**Data listing**.
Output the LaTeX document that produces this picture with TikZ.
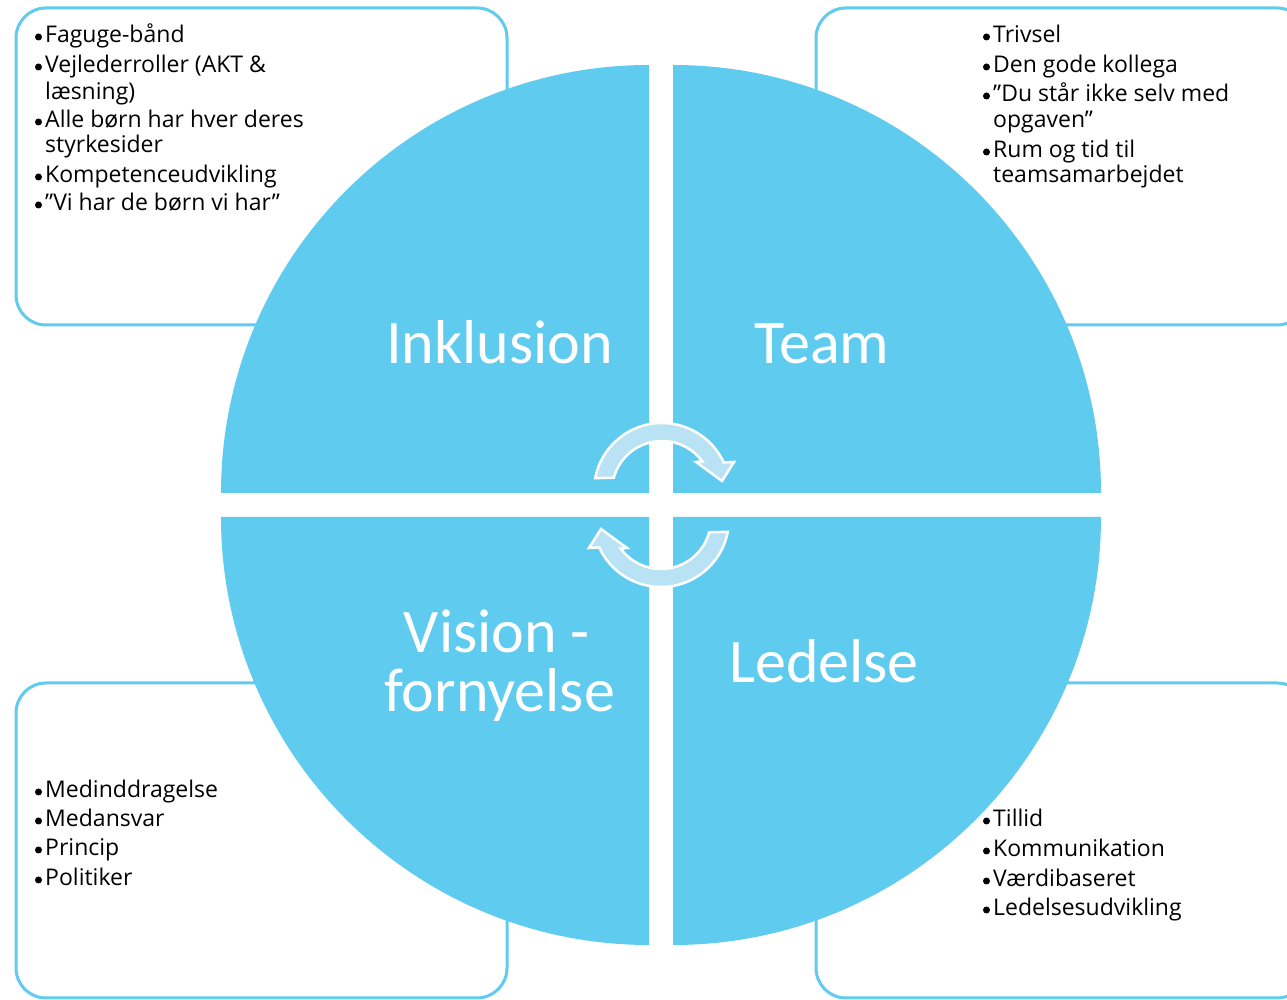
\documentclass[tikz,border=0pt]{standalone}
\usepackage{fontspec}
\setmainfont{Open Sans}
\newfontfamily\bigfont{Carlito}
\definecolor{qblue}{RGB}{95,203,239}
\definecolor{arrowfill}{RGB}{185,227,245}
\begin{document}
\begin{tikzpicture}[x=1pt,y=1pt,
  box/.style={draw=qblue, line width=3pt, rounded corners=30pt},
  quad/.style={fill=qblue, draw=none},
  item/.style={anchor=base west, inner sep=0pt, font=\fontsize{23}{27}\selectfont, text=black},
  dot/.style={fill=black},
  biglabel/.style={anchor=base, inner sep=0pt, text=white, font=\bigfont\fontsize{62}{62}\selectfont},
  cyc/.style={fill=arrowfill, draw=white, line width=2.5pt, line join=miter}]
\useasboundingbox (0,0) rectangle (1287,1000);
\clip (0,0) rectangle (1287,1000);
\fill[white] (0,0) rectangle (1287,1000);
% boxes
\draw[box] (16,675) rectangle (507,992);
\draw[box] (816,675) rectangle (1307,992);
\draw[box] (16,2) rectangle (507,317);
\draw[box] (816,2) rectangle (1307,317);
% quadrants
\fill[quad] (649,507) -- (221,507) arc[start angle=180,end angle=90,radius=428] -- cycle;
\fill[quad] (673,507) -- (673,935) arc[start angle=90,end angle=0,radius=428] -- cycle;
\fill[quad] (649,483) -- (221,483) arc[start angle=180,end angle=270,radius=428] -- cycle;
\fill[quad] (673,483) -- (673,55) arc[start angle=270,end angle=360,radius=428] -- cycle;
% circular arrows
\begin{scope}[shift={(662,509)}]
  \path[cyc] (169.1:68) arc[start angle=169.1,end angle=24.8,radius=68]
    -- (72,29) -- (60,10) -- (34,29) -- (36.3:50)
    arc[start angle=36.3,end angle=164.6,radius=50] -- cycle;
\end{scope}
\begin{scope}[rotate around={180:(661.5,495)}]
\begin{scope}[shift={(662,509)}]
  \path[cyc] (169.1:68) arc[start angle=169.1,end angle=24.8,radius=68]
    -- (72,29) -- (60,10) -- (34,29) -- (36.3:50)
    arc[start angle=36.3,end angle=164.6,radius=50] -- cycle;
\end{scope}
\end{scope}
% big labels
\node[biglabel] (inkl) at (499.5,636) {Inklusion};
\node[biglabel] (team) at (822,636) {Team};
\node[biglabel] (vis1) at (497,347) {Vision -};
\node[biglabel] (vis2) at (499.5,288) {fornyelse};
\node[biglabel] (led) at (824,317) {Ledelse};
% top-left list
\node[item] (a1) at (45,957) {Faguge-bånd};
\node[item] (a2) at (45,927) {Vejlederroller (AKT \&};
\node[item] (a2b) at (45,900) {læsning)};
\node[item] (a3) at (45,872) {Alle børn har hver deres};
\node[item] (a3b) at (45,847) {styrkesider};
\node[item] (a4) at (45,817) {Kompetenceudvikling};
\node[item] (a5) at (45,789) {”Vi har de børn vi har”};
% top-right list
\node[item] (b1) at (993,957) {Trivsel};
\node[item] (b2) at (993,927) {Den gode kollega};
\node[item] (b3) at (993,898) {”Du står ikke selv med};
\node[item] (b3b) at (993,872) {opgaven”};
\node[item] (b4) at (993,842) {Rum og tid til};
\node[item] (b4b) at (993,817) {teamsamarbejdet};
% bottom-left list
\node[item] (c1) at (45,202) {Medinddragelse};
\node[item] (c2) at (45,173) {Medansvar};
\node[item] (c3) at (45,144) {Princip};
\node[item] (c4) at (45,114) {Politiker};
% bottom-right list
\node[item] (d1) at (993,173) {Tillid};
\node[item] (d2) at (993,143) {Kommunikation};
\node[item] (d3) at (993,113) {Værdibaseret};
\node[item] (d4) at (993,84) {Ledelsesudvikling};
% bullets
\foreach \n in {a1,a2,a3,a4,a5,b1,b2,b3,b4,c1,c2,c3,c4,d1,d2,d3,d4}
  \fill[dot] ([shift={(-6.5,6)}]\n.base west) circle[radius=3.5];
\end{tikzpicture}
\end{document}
--
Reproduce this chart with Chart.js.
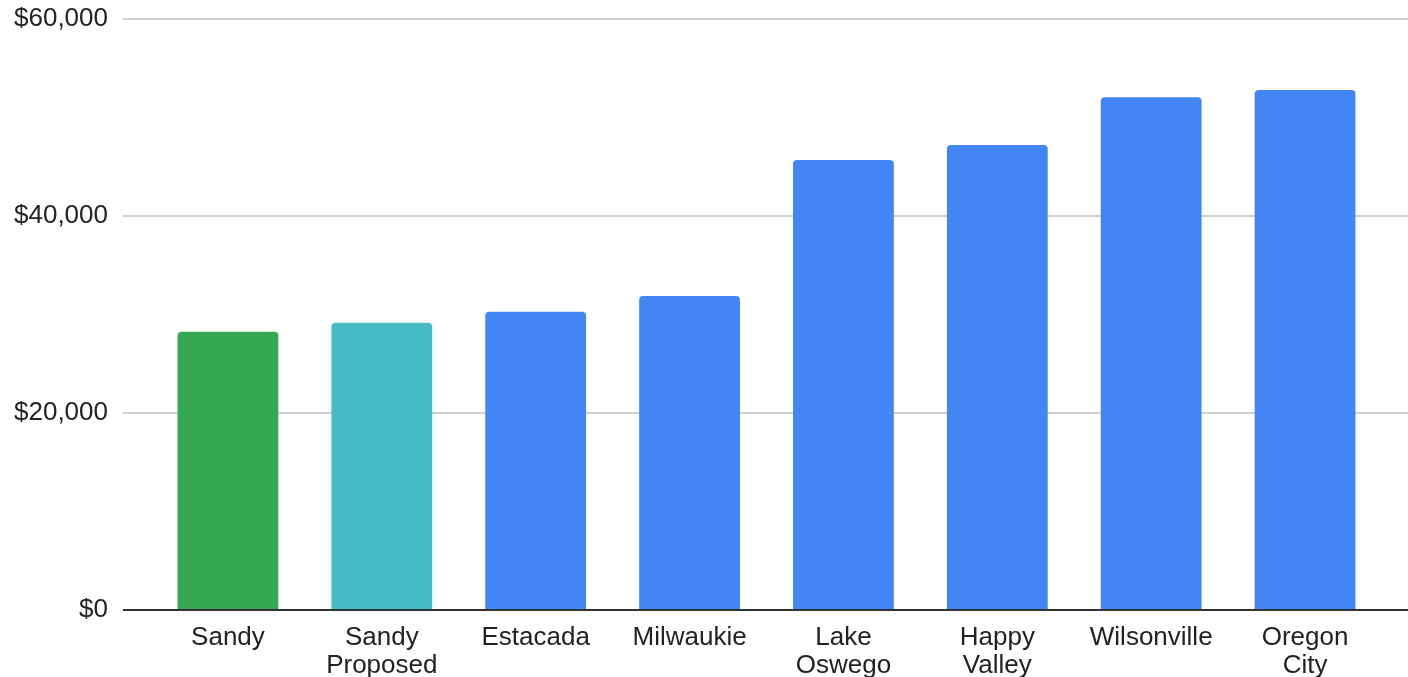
--
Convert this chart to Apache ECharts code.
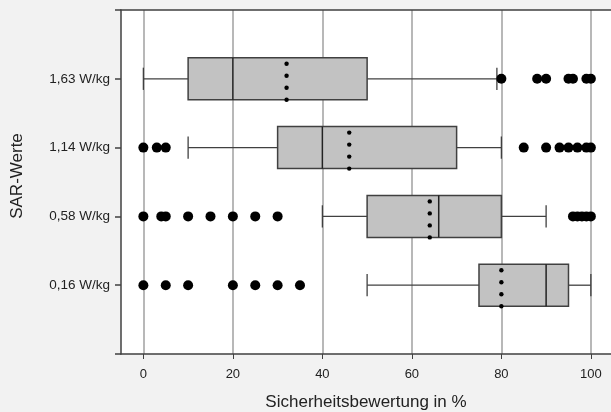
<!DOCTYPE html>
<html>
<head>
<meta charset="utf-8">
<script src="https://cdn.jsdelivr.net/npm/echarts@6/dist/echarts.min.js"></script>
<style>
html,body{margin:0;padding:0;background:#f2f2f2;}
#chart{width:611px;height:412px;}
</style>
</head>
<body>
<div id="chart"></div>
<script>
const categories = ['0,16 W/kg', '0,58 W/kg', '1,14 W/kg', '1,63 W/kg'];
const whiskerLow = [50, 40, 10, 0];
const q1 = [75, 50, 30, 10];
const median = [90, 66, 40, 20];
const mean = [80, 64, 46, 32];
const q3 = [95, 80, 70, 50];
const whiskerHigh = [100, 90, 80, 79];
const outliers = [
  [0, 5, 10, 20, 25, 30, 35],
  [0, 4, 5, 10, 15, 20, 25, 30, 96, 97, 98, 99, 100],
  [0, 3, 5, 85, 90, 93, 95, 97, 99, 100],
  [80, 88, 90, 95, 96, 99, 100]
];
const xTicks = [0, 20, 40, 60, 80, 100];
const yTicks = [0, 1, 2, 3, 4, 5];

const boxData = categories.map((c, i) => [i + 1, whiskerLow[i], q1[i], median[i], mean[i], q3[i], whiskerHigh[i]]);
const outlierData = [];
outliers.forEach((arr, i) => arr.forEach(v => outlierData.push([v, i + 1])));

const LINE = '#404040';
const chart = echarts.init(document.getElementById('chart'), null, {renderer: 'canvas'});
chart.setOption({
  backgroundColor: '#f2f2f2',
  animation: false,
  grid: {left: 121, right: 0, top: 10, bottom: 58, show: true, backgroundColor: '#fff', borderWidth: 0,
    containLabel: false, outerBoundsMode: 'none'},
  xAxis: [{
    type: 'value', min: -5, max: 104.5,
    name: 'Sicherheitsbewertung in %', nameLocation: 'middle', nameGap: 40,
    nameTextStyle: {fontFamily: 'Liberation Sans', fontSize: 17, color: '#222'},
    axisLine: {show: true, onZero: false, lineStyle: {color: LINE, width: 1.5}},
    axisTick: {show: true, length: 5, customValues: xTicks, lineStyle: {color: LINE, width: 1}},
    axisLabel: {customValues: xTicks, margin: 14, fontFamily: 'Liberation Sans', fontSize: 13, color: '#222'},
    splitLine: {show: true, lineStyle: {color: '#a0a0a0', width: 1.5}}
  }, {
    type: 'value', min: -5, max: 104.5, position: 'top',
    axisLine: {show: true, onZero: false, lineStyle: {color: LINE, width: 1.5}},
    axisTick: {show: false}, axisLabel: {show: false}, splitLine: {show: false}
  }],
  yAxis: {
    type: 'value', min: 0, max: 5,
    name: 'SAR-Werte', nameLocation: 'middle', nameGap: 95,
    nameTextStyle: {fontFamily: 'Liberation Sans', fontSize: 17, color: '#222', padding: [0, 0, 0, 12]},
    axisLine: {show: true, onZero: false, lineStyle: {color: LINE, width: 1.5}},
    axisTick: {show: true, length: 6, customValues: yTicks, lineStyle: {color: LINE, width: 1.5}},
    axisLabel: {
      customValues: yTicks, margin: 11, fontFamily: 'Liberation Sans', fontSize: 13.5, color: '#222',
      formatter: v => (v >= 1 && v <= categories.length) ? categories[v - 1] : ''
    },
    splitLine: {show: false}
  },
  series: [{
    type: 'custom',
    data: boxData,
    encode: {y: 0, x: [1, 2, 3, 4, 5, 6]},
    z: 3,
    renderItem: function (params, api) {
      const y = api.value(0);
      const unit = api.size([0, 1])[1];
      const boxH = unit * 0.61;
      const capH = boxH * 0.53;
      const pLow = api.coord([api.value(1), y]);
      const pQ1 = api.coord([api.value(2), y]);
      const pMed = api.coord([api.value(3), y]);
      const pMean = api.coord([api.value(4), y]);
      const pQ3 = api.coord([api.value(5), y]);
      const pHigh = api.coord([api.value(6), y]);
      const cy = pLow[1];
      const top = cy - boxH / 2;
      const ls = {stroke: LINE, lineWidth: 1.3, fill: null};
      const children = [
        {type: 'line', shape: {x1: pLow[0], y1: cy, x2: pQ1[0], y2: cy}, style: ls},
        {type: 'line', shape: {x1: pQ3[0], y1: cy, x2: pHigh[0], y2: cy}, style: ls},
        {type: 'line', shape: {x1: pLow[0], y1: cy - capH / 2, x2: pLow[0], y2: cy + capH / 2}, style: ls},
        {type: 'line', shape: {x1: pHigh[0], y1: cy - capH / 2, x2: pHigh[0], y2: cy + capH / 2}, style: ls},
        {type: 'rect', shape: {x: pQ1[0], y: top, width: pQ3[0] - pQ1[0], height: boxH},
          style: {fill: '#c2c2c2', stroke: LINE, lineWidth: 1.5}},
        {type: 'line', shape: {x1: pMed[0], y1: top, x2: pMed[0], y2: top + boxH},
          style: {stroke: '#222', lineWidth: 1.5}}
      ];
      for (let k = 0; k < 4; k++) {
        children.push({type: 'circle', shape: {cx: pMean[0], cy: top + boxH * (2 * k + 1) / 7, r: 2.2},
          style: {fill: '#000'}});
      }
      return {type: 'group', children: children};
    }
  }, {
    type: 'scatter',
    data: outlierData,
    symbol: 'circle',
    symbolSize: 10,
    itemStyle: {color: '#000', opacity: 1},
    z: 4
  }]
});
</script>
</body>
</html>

**Problem details**.
Extract the stretch of lines that begins at the line with "Convert this chart to Apache ECharts code." and ends at the line with "outliers.forEach((arr, i) =>", inclusive. Omit every picture.

**Completed task**.
Convert this chart to Apache ECharts code.
<!DOCTYPE html>
<html>
<head>
<meta charset="utf-8">
<script src="https://cdn.jsdelivr.net/npm/echarts@6/dist/echarts.min.js"></script>
<style>
html,body{margin:0;padding:0;background:#f2f2f2;}
#chart{width:611px;height:412px;}
</style>
</head>
<body>
<div id="chart"></div>
<script>
const categories = ['0,16 W/kg', '0,58 W/kg', '1,14 W/kg', '1,63 W/kg'];
const whiskerLow = [50, 40, 10, 0];
const q1 = [75, 50, 30, 10];
const median = [90, 66, 40, 20];
const mean = [80, 64, 46, 32];
const q3 = [95, 80, 70, 50];
const whiskerHigh = [100, 90, 80, 79];
const outliers = [
  [0, 5, 10, 20, 25, 30, 35],
  [0, 4, 5, 10, 15, 20, 25, 30, 96, 97, 98, 99, 100],
  [0, 3, 5, 85, 90, 93, 95, 97, 99, 100],
  [80, 88, 90, 95, 96, 99, 100]
];
const xTicks = [0, 20, 40, 60, 80, 100];
const yTicks = [0, 1, 2, 3, 4, 5];

const boxData = categories.map((c, i) => [i + 1, whiskerLow[i], q1[i], median[i], mean[i], q3[i], whiskerHigh[i]]);
const outlierData = [];
outliers.forEach((arr, i) => arr.forEach(v => outlierData.push([v, i + 1])));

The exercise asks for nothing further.